This guest blog in the current series on leadership with NCEE has been kindly penned for HEPI by Ceri Nursaw, the Chief Executive of the NCEE.
On International Women’s Day it feels appropriate to talk about female leadership in universities. With still only seven women CEOs in the FTSE 100 and one-fifth of the world’s top universities led by women, there is still a way to go for parity. As we move into the twelfth year of our entrepreneurial leadership programme, we will once again work with higher education leaders who will review their leadership style and consider their future career trajectories.
We believe that anyone can be an entrepreneurial leader – but in a way that suits their personality and style. Sometimes we adopt styles, ones that we have seen others use to good effect or ones that feel most comfortable with our own individual ways. Research has shown that female leaders tend to adopt transformational leadership over a more transactional style (Eagly et al, 2003). So what does that mean?
Transformational leadership is when a leader works with their team to guide change through influence and inspiration. It is closely aligned with entrepreneurial leadership, as both styles challenge the status quo and role model creative and innovative behaviours.
Bass (1985) described transformational leadership as having four roles:
- Inspirational motivation – the leader inspires their team to feel they are part of something important and worthwhile.

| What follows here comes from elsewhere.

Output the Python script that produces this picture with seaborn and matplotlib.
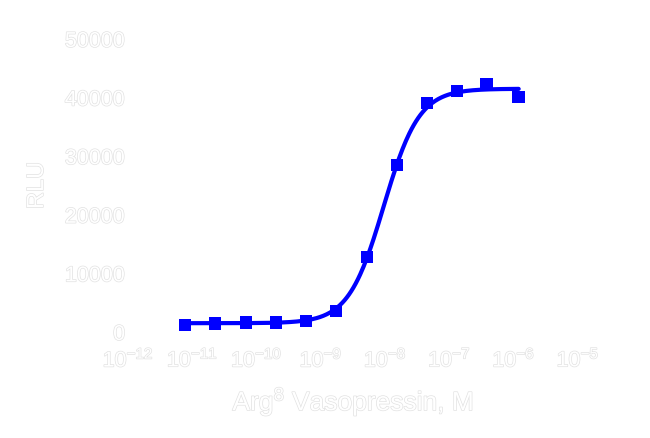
import numpy as np
import pandas as pd
import matplotlib
matplotlib.use("Agg")
import matplotlib.pyplot as plt
import matplotlib.patheffects as pe
import seaborn as sns

# datos (concentracion en M, respuesta en RLU)
conc = [7.7e-12, 2.25e-11, 6.8e-11, 2.0e-10, 5.9e-10, 1.72e-9,
        5.2e-9, 1.52e-8, 4.5e-8, 1.31e-7, 3.8e-7, 1.2e-6]
rlu = [1200, 1480, 1650, 1620, 1880, 3580,
       12800, 28500, 39100, 41100, 42300, 40100]
# parametros del ajuste sigmoide (4 parametros)
bottom, top, log_ec50, hill = 1500, 41500, -8.02, 1.58

x_ticks = [1e-12, 1e-11, 1e-10, 1e-9, 1e-8, 1e-7, 1e-6, 1e-5]
x_ticklabels = ["$10^{-12}$", "$10^{-11}$", "$10^{-10}$", "$10^{-9}$",
                "$10^{-8}$", "$10^{-7}$", "$10^{-6}$", "$10^{-5}$"]
y_ticks = [0, 10000, 20000, 30000, 40000, 50000]

df = pd.DataFrame({"conc": conc, "rlu": rlu})
xs = np.logspace(np.log10(conc[0]), np.log10(conc[-1]), 300)
curva = pd.DataFrame({"conc": xs,
                      "rlu": bottom + (top - bottom) / (1 + 10 ** ((log_ec50 - np.log10(xs)) * hill))})

sns.set_style("white")
plt.rcParams["font.family"] = ["Liberation Sans", "DejaVu Sans"]
plt.rcParams["mathtext.fontset"] = "custom"
plt.rcParams["mathtext.rm"] = "Liberation Sans"
plt.rcParams["mathtext.it"] = "Liberation Sans:italic"

fig = plt.figure(figsize=(6.5, 4.39), dpi=100)
ax = fig.add_axes([0.197, 0.2415, 0.692, 0.6675])

sns.lineplot(data=curva, x="conc", y="rlu", color="#0000ff", linewidth=3, ax=ax)
sns.scatterplot(data=df, x="conc", y="rlu", color="#0000ff", marker="s", s=80,
                edgecolor="none", ax=ax, zorder=3)

ax.set_xscale("log")
ax.set_xlim(1e-12, 1e-5)
ax.set_ylim(0, 50000)
ax.set_xticks(x_ticks)
ax.set_xticklabels(x_ticklabels)
ax.minorticks_off()
ax.set_yticks(y_ticks)
ax.set_yticklabels([str(v) for v in y_ticks])
ax.tick_params(length=0, labelsize=15.5, labelcolor="white")
ax.tick_params(axis="x", pad=12)
ax.tick_params(axis="y", pad=2)
for s in ax.spines.values():
    s.set_visible(False)

ax.set_xlabel("Arg$^8$ Vasopressin, M", fontsize=19, color="white", labelpad=10)
ax.set_ylabel("RLU", fontsize=17, color="white")
ax.yaxis.set_label_coords(-0.178, 0.5)

contorno = [pe.withStroke(linewidth=1.0, foreground="#e2e2e2")]
for t in ax.get_xticklabels() + ax.get_yticklabels() + [ax.xaxis.label, ax.yaxis.label]:
    t.set_path_effects(contorno)

fig.savefig("out.png", dpi=100, facecolor="white")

- Individualised attention – the leader builds individual relationships with each team member feeling valued and supported. This celebrates diversity.
- Intellectual stimulation – the leader encourages their team to learn and grow, and to challenge the existing ways of doing things. Emphasis is placed on strategic thinking and constructive challenge.
- Idealised influence – a leader with personal integrity and values. They are authentic, open and fair.
So is this a natural style for female leaders or one that we have learnt? Eagly et al (2003) research showed that female leaders are less likely to use a leadership style that portrays them in an unfavourable light with their team. Additionally, Saint-Michel (2018) found that gender stereotypes often encourage a particular type of leadership behaviour. The research found that team members have ‘stereotyped expectations which confine both male and female leaders to stereotypical leader roles’.
We have to find our own leadership style, which is authentic and not beholden to gender stereotypes. As universities we should continue to promote an inclusive culture enabling both male and female leaders to be themselves without fear of perception bias (Saint-Michel and Petit, 2015).
Women still hold the minority of senior leadership roles in our universities. Adopting transformational leadership allows women to lead effectively and authentically. In the 20 years since Eagly’s research, workplaces have changed for the better. Our expectations of women in society and as leaders have changed. We can adopt any leadership style, but if transformational leadership comes more naturally to female leaders then that is surely a good thing. I would argue that transformational leadership in our universities is far more effective than transactional leadership. In higher education, our teams want to feel part of something important and worthwhile, feel valued and supported, are intellectually stimulated and are working with a leader with integrity and values. So let us all adopt more transformational leadership styles.
NCEE’s Entrepreneurial Leadership 2023 programme starts this month.
Eagly, A. H. (2003). Transformational, transactional, and laissez-faire leadership styles: a meta-analysis comparing women and men. Psychological Bulletin (2003).
Saint-Michel, S. E. and Petite, V. C. (2015). Becoming more themselves: How can global organisations promote women’s authentic leadership. In F. W. Ngunjiri and S. R. Madsen (Eds.). Women and Leadership: Research Theory and Practice (pp 119-139).